SUPPLIED ENTRIES:
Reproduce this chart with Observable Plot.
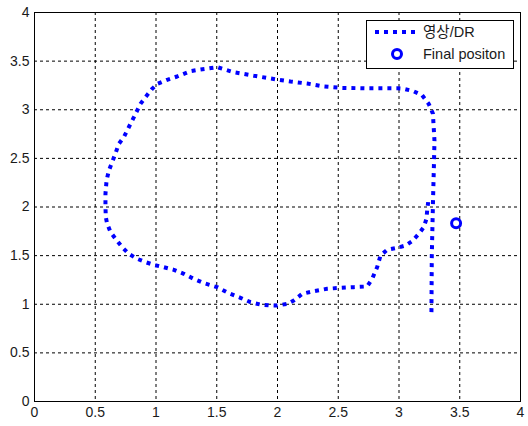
<!DOCTYPE html>
<html>
<head>
<meta charset="utf-8">
<script src="https://cdn.jsdelivr.net/npm/d3@7"></script>
<script src="https://cdn.jsdelivr.net/npm/@observablehq/plot@0.6"></script>
<style>
  html, body { margin: 0; padding: 0; background: #fff; }
  #chart { position: relative; width: 528px; height: 426px; }
  svg { font-family: "Liberation Sans", Arial, "Noto Sans CJK KR", sans-serif; }
</style>
</head>
<body>
<div id="chart"></div>
<script>
// Trajectory (영상/DR), in order along the path
const pathX = [3.267, 3.27, 3.28, 3.287, 3.292, 3.279, 3.245, 3.19, 3.12, 3.04, 2.985, 2.75, 2.52, 2.38, 2.244, 2.107, 1.997, 1.805, 1.64, 1.503, 1.366, 1.284, 1.174, 1.092, 1.01, 0.968, 0.914, 0.872, 0.818, 0.776, 0.735, 0.694, 0.667, 0.639, 0.612, 0.593, 0.584, 0.584, 0.587, 0.598, 0.626, 0.667, 0.722, 0.776, 0.845, 0.914, 0.982, 1.064, 1.147, 1.229, 1.311, 1.394, 1.503, 1.599, 1.695, 1.778, 1.86, 1.942, 1.997, 2.08, 2.134, 2.203, 2.299, 2.409, 2.519, 2.628, 2.738, 2.779, 2.82, 2.848, 2.903, 2.985, 3.053, 3.108, 3.163, 3.204, 3.226, 3.232, 3.24];
const pathY = [0.919, 1.5, 2.067, 2.41, 2.68, 2.96, 3.06, 3.15, 3.19, 3.215, 3.22, 3.22, 3.225, 3.24, 3.27, 3.29, 3.31, 3.35, 3.386, 3.438, 3.414, 3.397, 3.342, 3.308, 3.266, 3.215, 3.13, 3.06, 2.924, 2.82, 2.718, 2.65, 2.553, 2.461, 2.375, 2.272, 2.135, 1.998, 1.895, 1.827, 1.741, 1.673, 1.587, 1.518, 1.467, 1.433, 1.405, 1.381, 1.354, 1.313, 1.261, 1.217, 1.176, 1.114, 1.066, 1.021, 0.997, 0.987, 0.987, 1.004, 1.039, 1.107, 1.135, 1.159, 1.169, 1.176, 1.183, 1.261, 1.381, 1.501, 1.56, 1.58, 1.604, 1.649, 1.724, 1.793, 1.878, 1.964, 2.05];
// Final position
const finalX = [3.47];
const finalY = [1.834];
// Axis ticks
const ticks = [0, 0.5, 1, 1.5, 2, 2.5, 3, 3.5, 4];
const tickLabels = ["0", "0.5", "1", "1.5", "2", "2.5", "3", "3.5", "4"];
// Legend
const legendLabels = ["영상/DR", "Final positon"];

const path = pathX.map((x, i) => ({x, y: pathY[i]}));
const fin = finalX.map((x, i) => ({x, y: finalY[i]}));
const blue = "#0000ff";
const fontStack = "'Liberation Sans', Arial, 'Noto Sans CJK KR', sans-serif";

const plot = Plot.plot({
  width: 528,
  height: 426,
  marginLeft: 34,
  marginRight: 8,
  marginTop: 12,
  marginBottom: 25,
  style: {fontSize: "14px", fontFamily: fontStack, color: "#1a1a1a", background: "#fff"},
  x: {domain: [0, 4], ticks: ticks, label: null},
  y: {domain: [0, 4], ticks: ticks, label: null},
  marks: [
    Plot.gridX(ticks, {stroke: "#000", strokeOpacity: 1, strokeWidth: 1, strokeDasharray: "3,3"}),
    Plot.gridY(ticks, {stroke: "#000", strokeOpacity: 1, strokeWidth: 1, strokeDasharray: "3,3"}),
    Plot.axisX({ticks: ticks, tickFormat: (d) => tickLabels[ticks.indexOf(d)], tickSize: 0, tickPadding: 6, label: null}),
    Plot.axisY({ticks: ticks, tickFormat: (d) => tickLabels[ticks.indexOf(d)], tickSize: 0, tickPadding: 5, label: null}),
    Plot.line(path, {x: "x", y: "y", stroke: blue, strokeWidth: 4, strokeDasharray: "4,5", strokeLinecap: "butt", strokeLinejoin: "miter", curve: "linear"}),
    Plot.dot(fin, {x: "x", y: "y", r: 4.5, stroke: blue, strokeWidth: 3, fill: "#fff"}),
    Plot.frame({stroke: "#000", strokeWidth: 1})
  ]
});

document.getElementById("chart").appendChild(plot);

// Legend box drawn in the SVG
const svg = d3.select(plot);
const g = svg.append("g").attr("class", "legend")
  .attr("text-anchor", "start").attr("font-family", fontStack).attr("font-size", 14.5);
g.append("rect").attr("x", 366.5).attr("y", 20.5).attr("width", 147).attr("height", 48)
  .attr("fill", "#fff").attr("stroke", "#000").attr("stroke-width", 1);
g.append("line").attr("x1", 375).attr("x2", 415).attr("y1", 32).attr("y2", 32)
  .attr("stroke", blue).attr("stroke-width", 4).attr("stroke-dasharray", "4,5");
g.append("text").attr("x", 423).attr("y", 32).attr("dy", "0.35em")
  .attr("text-anchor", "start").attr("fill", "#1a1a1a").text(legendLabels[0]);
g.append("circle").attr("cx", 397).attr("cy", 54).attr("r", 4.5)
  .attr("fill", "#fff").attr("stroke", blue).attr("stroke-width", 3);
g.append("text").attr("x", 423).attr("y", 54).attr("dy", "0.35em")
  .attr("text-anchor", "start").attr("fill", "#1a1a1a").text(legendLabels[1]);
</script>
</body>
</html>
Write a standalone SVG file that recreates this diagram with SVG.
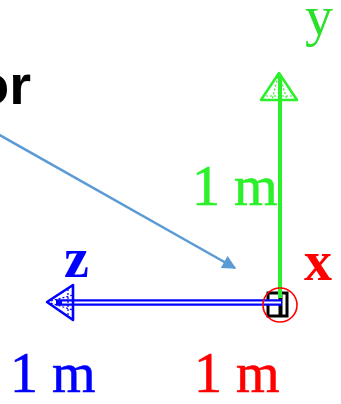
<svg xmlns="http://www.w3.org/2000/svg" width="341" height="404" viewBox="0 0 341 404">
  <style>
    .lbl { font-family: "Liberation Serif", "Times New Roman", serif; font-size: 56px; }
    .b { font-weight: bold; }
    .title { font-family: "Liberation Sans", Arial, sans-serif; font-size: 56px; font-weight: bold; fill: #000; }
    .cone { stroke-width: 1.2; stroke-dasharray: 2 2; fill: none; }
  </style>
  <defs>
    <marker id="callout" viewBox="0 0 10 10" refX="9" refY="5" markerWidth="6" markerHeight="5.5" orient="auto" markerUnits="strokeWidth">
      <path d="M0,0 L10,5 L0,10 Z" fill="#5B9BD5"/>
    </marker>
  </defs>
  <rect width="341" height="404" fill="#fff"/>

  <g id="title">
    <text class="title" x="31" y="104" text-anchor="end">or</text>
  </g>

  <g id="connectors">
    <line x1="-4" y1="133" x2="235" y2="268" stroke="#5B9BD5" stroke-width="2.5" marker-end="url(#callout)"/>
  </g>

  <g id="origin-box">
    <rect x="268" y="293" width="19" height="23" fill="#fff" stroke="#000" stroke-width="3"/>
    <line x1="280.5" y1="295" x2="280.5" y2="316" stroke="#000" stroke-width="4"/>
  </g>

  <g id="y-axis">
    <line x1="280" y1="76" x2="280" y2="298" stroke="#2bf02b" stroke-width="4"/>
    <path d="M279,73 L261,100 L297,100 Z" fill="none" stroke="#2bf02b" stroke-width="2.6" stroke-linejoin="round"/>
    <path d="M279,73 L272,100 M279,73 L287,100 M266,96 L292,96" class="cone" stroke="#2bf02b"/>
    <text class="lbl" x="305" y="35" fill="#2be02b">y</text>
    <text class="lbl" x="192" y="205" fill="#2bf02b" stroke="#2bf02b" stroke-width="0.6">1 m</text>
  </g>

  <g id="z-axis">
    <line x1="56" y1="302.5" x2="282" y2="302.5" stroke="#0000ff" stroke-width="6.5"/>
    <line x1="62" y1="302.5" x2="281" y2="302.5" stroke="#fff" stroke-width="1.8"/>
    <path d="M47,302 L73,285 L73,320 Z" fill="none" stroke="#0000ff" stroke-width="2.6" stroke-linejoin="round"/>
    <path d="M47,302 L73,295 M47,302 L73,310 M68,289 L68,316" class="cone" stroke="#0000ff"/>
    <text class="lbl b" x="64" y="277" fill="#0000ff" font-size="52">z</text>
    <text class="lbl" x="10" y="392" fill="#0000ff" stroke="#0000ff" stroke-width="0.6">1 m</text>
  </g>

  <g id="x-axis">
    <circle cx="280" cy="305" r="17" fill="none" stroke="#ff0000" stroke-width="1.6"/>
    <text class="lbl b" x="304" y="280" fill="#ff0000" font-size="52">x</text>
    <text class="lbl" x="194" y="392" fill="#ff0000" stroke="#ff0000" stroke-width="0.6">1 m</text>
  </g>
</svg>
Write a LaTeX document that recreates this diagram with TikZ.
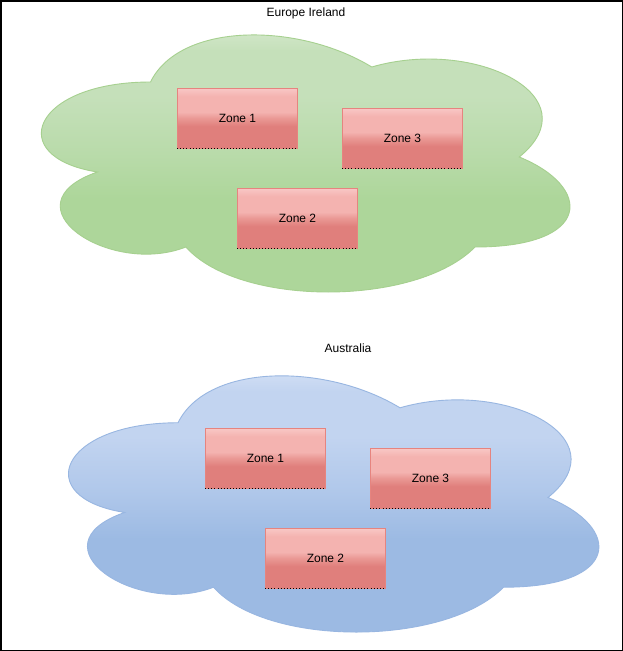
\documentclass[tikz,border=0pt]{standalone}
\usepackage{fontspec}
\setmainfont{Liberation Sans}
\definecolor{gtop}{HTML}{D0E6C7}
\definecolor{gup}{HTML}{C5E0BA}
\definecolor{gmid}{HTML}{B9DBAA}
\definecolor{gbot}{HTML}{ADD69A}
\definecolor{gstroke}{HTML}{A6D08F}
\definecolor{btop}{HTML}{CFDDF4}
\definecolor{bup}{HTML}{C2D4F0}
\definecolor{bmid}{HTML}{AFC7EA}
\definecolor{bbot}{HTML}{9CBAE3}
\definecolor{bstroke}{HTML}{98B6E1}
\definecolor{ztop}{HTML}{F8C8C6}
\definecolor{zup}{HTML}{F4B3B0}
\definecolor{zmid}{HTML}{EA9995}
\definecolor{zbot}{HTML}{E07F7C}
\definecolor{zstroke}{HTML}{E6847F}
\pgfdeclareverticalshading{greenshade}{100bp}{color(0bp)=(gbot); color(44bp)=(gbot); color(52bp)=(gmid); color(62bp)=(gup); color(70bp)=(gup); color(73bp)=(gtop); color(100bp)=(gtop)}
\pgfdeclareverticalshading{blueshade}{100bp}{color(0bp)=(bbot); color(44bp)=(bbot); color(52bp)=(bmid); color(62bp)=(bup); color(70bp)=(bup); color(73bp)=(btop); color(100bp)=(btop)}
\pgfdeclareverticalshading{zoneshade}{100bp}{color(0bp)=(zbot); color(43bp)=(zbot); color(50bp)=(zmid); color(55bp)=(zup); color(68bp)=(zup); color(75bp)=(ztop); color(100bp)=(ztop)}
\tikzset{
  zonebox/.style={rectangle, minimum width=120pt, minimum height=60pt, inner sep=0pt,
    draw=zstroke, line width=0.8pt, shading=zoneshade,
    font=\fontsize{12pt}{14pt}\selectfont, text=black},
  greencloud/.style={draw=gstroke, line width=0.9pt, shading=greenshade},
  bluecloud/.style={draw=bstroke, line width=0.9pt, shading=blueshade},
  title/.style={font=\fontsize{12pt}{14pt}\selectfont, text=black, inner sep=0pt},
  edgedots/.style={black, line width=0.9pt, dash pattern=on 0.9pt off 2.2pt}
}
\begin{document}
\begin{tikzpicture}[x=1pt,y=-1pt]
\useasboundingbox (0,0) rectangle (623,651);
\fill[white] (0,0) rectangle (623,651);
% Europe cloud
\begin{scope}[shift={(3,7)}, x=590pt, y=-300pt]
\path[greencloud] (0.25,0.25) .. controls (0.05,0.25) and (0,0.5) .. (0.16,0.55)
  .. controls (0,0.66) and (0.18,0.9) .. (0.31,0.8)
  .. controls (0.4,1) and (0.7,1) .. (0.8,0.8)
  .. controls (1,0.8) and (1,0.6) .. (0.875,0.5)
  .. controls (1,0.3) and (0.8,0.1) .. (0.625,0.2)
  .. controls (0.5,0.05) and (0.3,0.05) .. (0.25,0.25) -- cycle;
\end{scope}
% Australia cloud
\begin{scope}[shift={(30,348)}, x=592pt, y=-299pt]
\path[bluecloud] (0.25,0.25) .. controls (0.05,0.25) and (0,0.5) .. (0.16,0.55)
  .. controls (0,0.66) and (0.18,0.9) .. (0.31,0.8)
  .. controls (0.4,1) and (0.7,1) .. (0.8,0.8)
  .. controls (1,0.8) and (1,0.6) .. (0.875,0.5)
  .. controls (1,0.3) and (0.8,0.1) .. (0.625,0.2)
  .. controls (0.5,0.05) and (0.3,0.05) .. (0.25,0.25) -- cycle;
\end{scope}
\node[title] (t1) at (306,13) {Europe Ireland};
\node[title] (t2) at (348,348) {Australia};
\node[zonebox] (e1) at (237.5,118) {Zone 1};
\node[zonebox] (e2) at (297.5,218) {Zone 2};
\node[zonebox] (e3) at (402.5,138) {Zone 3};
\node[zonebox] (a1) at (265.5,458) {Zone 1};
\node[zonebox] (a2) at (325.5,558) {Zone 2};
\node[zonebox] (a3) at (430.5,478) {Zone 3};
\foreach \n in {e1,e2,e3,a1,a2,a3}{
  \draw[edgedots] (\n.south west) -- (\n.south east);
}
\draw[black, line width=1.5pt] (0.75,0.75) rectangle (622.25,650.25);
\end{tikzpicture}
\end{document}
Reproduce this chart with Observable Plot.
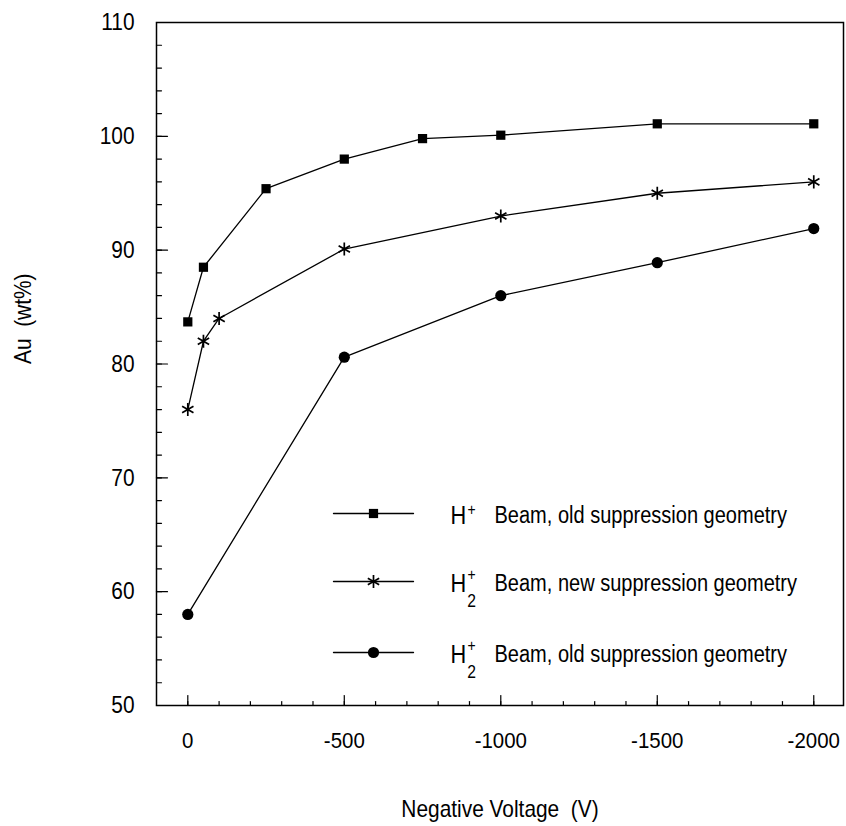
<!DOCTYPE html>
<html><head><meta charset="utf-8">
<script src="https://cdn.jsdelivr.net/npm/d3@7"></script>
<script src="https://cdn.jsdelivr.net/npm/@observablehq/plot@0.6"></script>
<style>
html,body{margin:0;padding:0;background:#fff;}
#chart svg{display:block;}
</style></head><body><div id="chart"></div>
<script>
// ---- data ----
const voltageHOld = [0, -50, -250, -500, -750, -1000, -1500, -2000];
const auHOld      = [83.7, 88.5, 95.4, 98.0, 99.8, 100.1, 101.1, 101.1];
const voltageH2New = [0, -50, -100, -500, -1000, -1500, -2000];
const auH2New      = [76.0, 82.0, 84.0, 90.1, 93.0, 95.0, 96.0];
const voltageH2Old = [0, -500, -1000, -1500, -2000];
const auH2Old      = [58.0, 80.6, 86.0, 88.9, 91.9];

const xTicks = [0, -500, -1000, -1500, -2000];
const xTickLabels = ["0", "-500", "-1000", "-1500", "-2000"];
const yTicks = [50, 60, 70, 80, 90, 100, 110];
const yTickLabels = ["50", "60", "70", "80", "90", "100", "110"];
const xMinorTicks = d3.range(0, -2001, -100);
const yMinorTicks = d3.range(52, 110, 2);

const seriesKeys = ["hOld", "h2New", "h2Old"];
const seriesSymbols = ["square", "asterisk", "circle"];
const legendIon = ["H", "H", "H"];
const legendSup = ["+", "+", "+"];
const legendSub = ["", "2", "2"];
const legendText = ["Beam, old suppression geometry", "Beam, new suppression geometry", "Beam, old suppression geometry"];
const xTitle = "Negative Voltage  (V)";
const yTitle = "Au  (wt%)";

// ---- build table ----
const table = [
  ...voltageHOld.map((v, i) => ({series: "hOld", v, au: auHOld[i]})),
  ...voltageH2New.map((v, i) => ({series: "h2New", v, au: auH2New[i]})),
  ...voltageH2Old.map((v, i) => ({series: "h2Old", v, au: auH2Old[i]}))
];

const FONT = "'Liberation Sans',Arial,Helvetica,sans-serif";
const NARROW = 0.87;   // horizontal condensing of text (reference uses a condensed Helvetica)
const NARROW_X = 0.93; // x tick labels are set a bit smaller, so condense less
const tickShape = {draw(ctx, l) { ctx.moveTo(0, 0); ctx.lineTo(0, -l); }};
const symSize = {square: 5.2, asterisk: 6.2, circle: 5.6};

function symbolOpts(s, base) {
  const o = {...base, symbol: s, r: symSize[s]};
  if (s === "asterisk") { o.stroke = "black"; o.strokeWidth = 1.7; o.fill = "none"; }
  else { o.fill = "black"; o.stroke = "none"; }
  return o;
}

const marks = [
  Plot.frame({stroke: "black", strokeWidth: 1.5}),
  // inward ticks
  Plot.vector(yMinorTicks, {y: d => d, frameAnchor: "left", length: 5, rotate: 90, anchor: "start", shape: tickShape, stroke: "black", strokeWidth: 1.2}),
  Plot.vector(yTicks, {y: d => d, frameAnchor: "left", length: 11, rotate: 90, anchor: "start", shape: tickShape, stroke: "black", strokeWidth: 1.2}),
  Plot.vector(xMinorTicks, {x: d => d, frameAnchor: "bottom", length: 4, rotate: 0, anchor: "start", shape: tickShape, stroke: "black", strokeWidth: 1.2}),
  Plot.vector(xTicks, {x: d => d, frameAnchor: "bottom", length: 10, rotate: 0, anchor: "start", shape: tickShape, stroke: "black", strokeWidth: 1.2}),
  Plot.axisX({ticks: xTicks, tickSize: 0, tickPadding: 27, fontSize: 22, tickFormat: d => xTickLabels[xTicks.indexOf(d)], label: null}),
  Plot.axisY({ticks: yTicks, tickSize: 0, tickPadding: 22, tickFormat: d => yTickLabels[yTicks.indexOf(d)], label: null}),
  Plot.text([xTitle], {frameAnchor: "bottom", dy: 104, lineAnchor: "middle", fill: "black"}),
  Plot.text([yTitle], {frameAnchor: "left", dx: -133, rotate: -90, lineAnchor: "middle", fill: "black"}),
  // data
  Plot.line(table, {x: "v", y: "au", z: "series", stroke: "black", strokeWidth: 1.3})
];
seriesKeys.forEach((k, i) => {
  marks.push(Plot.dot(table.filter(d => d.series === k), symbolOpts(seriesSymbols[i], {x: "v", y: "au"})));
});

// legend (pixel offsets from the frame's top-left corner)
const legRowDy = [491, 559, 630];
const legSupOff = [-6, -9, -9];
const legSymDx = 217, legIonDx = 294, legSupDx = 315, legTextDx = 338;
seriesKeys.forEach((k, i) => {
  const dy = legRowDy[i];
  marks.push(Plot.vector([k], {frameAnchor: "top-left", dx: legSymDx, dy, length: 80, rotate: 90, anchor: "middle", shape: tickShape, stroke: "black", strokeWidth: 1.3}));
  marks.push(Plot.dot([k], symbolOpts(seriesSymbols[i], {frameAnchor: "top-left", dx: legSymDx, dy})));
  marks.push(Plot.text([legendIon[i]], {frameAnchor: "top-left", dx: legIonDx, dy: dy + 2, textAnchor: "start", lineAnchor: "middle", fontSize: 25, fill: "black"}));
  marks.push(Plot.text([legendSup[i]], {frameAnchor: "top-left", dx: legSupDx, dy: dy + 2 + legSupOff[i], textAnchor: "middle", lineAnchor: "middle", fontSize: 16, fill: "black"}));
  if (legendSub[i]) marks.push(Plot.text([legendSub[i]], {frameAnchor: "top-left", dx: legSupDx, dy: dy + 20, textAnchor: "middle", lineAnchor: "middle", fontSize: 18, fill: "black"}));
  marks.push(Plot.text([legendText[i]], {frameAnchor: "top-left", dx: legTextDx, dy: dy + 2, textAnchor: "start", lineAnchor: "middle", fontSize: 23, fill: "black"}));
});

const chart = Plot.plot({
  width: 846,
  height: 826,
  marginTop: 22,
  marginRight: 3,
  marginBottom: 121,
  marginLeft: 156,
  style: {fontFamily: FONT, fontSize: "24px", color: "black", background: "white", overflow: "visible"},
  x: {type: "linear", domain: [100, -2095]},
  y: {type: "linear", domain: [50, 110]},
  marks
});
document.getElementById("chart").appendChild(chart);

// condense texts horizontally, keeping them real text
const xLabelTexts = new Set(chart.querySelectorAll('g[aria-label="x-axis tick label"] text'));
chart.querySelectorAll("text").forEach(t => {
  const w = t.getComputedTextLength();
  if (w > 0) {
    const f = xLabelTexts.has(t) ? NARROW_X : NARROW;
    t.setAttribute("textLength", (w * f).toFixed(2));
    t.setAttribute("lengthAdjust", "spacingAndGlyphs");
  }
});
</script>
</body></html>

REQUIRED WORK: With the pictures left out, restate word for word every line of the data above, from the first down to the line that contains "Sans', Arial, 'Noto".

REPLY:
Reproduce this chart with Observable Plot.
<!DOCTYPE html>
<html>
<head>
<meta charset="utf-8">
<script src="https://cdn.jsdelivr.net/npm/d3@7"></script>
<script src="https://cdn.jsdelivr.net/npm/@observablehq/plot@0.6"></script>
<style>
  html, body { margin: 0; padding: 0; background: #fff; }
  #chart { position: relative; width: 528px; height: 426px; }
  svg { font-family: "Liberation Sans", Arial, "Noto Sans CJK KR", sans-serif; }
</style>
</head>
<body>
<div id="chart"></div>
<script>
// Trajectory (영상/DR), in order along the path
const pathX = [3.267, 3.27, 3.28, 3.287, 3.292, 3.279, 3.245, 3.19, 3.12, 3.04, 2.985, 2.75, 2.52, 2.38, 2.244, 2.107, 1.997, 1.805, 1.64, 1.503, 1.366, 1.284, 1.174, 1.092, 1.01, 0.968, 0.914, 0.872, 0.818, 0.776, 0.735, 0.694, 0.667, 0.639, 0.612, 0.593, 0.584, 0.584, 0.587, 0.598, 0.626, 0.667, 0.722, 0.776, 0.845, 0.914, 0.982, 1.064, 1.147, 1.229, 1.311, 1.394, 1.503, 1.599, 1.695, 1.778, 1.86, 1.942, 1.997, 2.08, 2.134, 2.203, 2.299, 2.409, 2.519, 2.628, 2.738, 2.779, 2.82, 2.848, 2.903, 2.985, 3.053, 3.108, 3.163, 3.204, 3.226, 3.232, 3.24];
const pathY = [0.919, 1.5, 2.067, 2.41, 2.68, 2.96, 3.06, 3.15, 3.19, 3.215, 3.22, 3.22, 3.225, 3.24, 3.27, 3.29, 3.31, 3.35, 3.386, 3.438, 3.414, 3.397, 3.342, 3.308, 3.266, 3.215, 3.13, 3.06, 2.924, 2.82, 2.718, 2.65, 2.553, 2.461, 2.375, 2.272, 2.135, 1.998, 1.895, 1.827, 1.741, 1.673, 1.587, 1.518, 1.467, 1.433, 1.405, 1.381, 1.354, 1.313, 1.261, 1.217, 1.176, 1.114, 1.066, 1.021, 0.997, 0.987, 0.987, 1.004, 1.039, 1.107, 1.135, 1.159, 1.169, 1.176, 1.183, 1.261, 1.381, 1.501, 1.56, 1.58, 1.604, 1.649, 1.724, 1.793, 1.878, 1.964, 2.05];
// Final position
const finalX = [3.47];
const finalY = [1.834];
// Axis ticks
const ticks = [0, 0.5, 1, 1.5, 2, 2.5, 3, 3.5, 4];
const tickLabels = ["0", "0.5", "1", "1.5", "2", "2.5", "3", "3.5", "4"];
// Legend
const legendLabels = ["영상/DR", "Final positon"];

const path = pathX.map((x, i) => ({x, y: pathY[i]}));
const fin = finalX.map((x, i) => ({x, y: finalY[i]}));
const blue = "#0000ff";
const fontStack = "'Liberation Sans', Arial, 'Noto Sans CJK KR', sans-serif";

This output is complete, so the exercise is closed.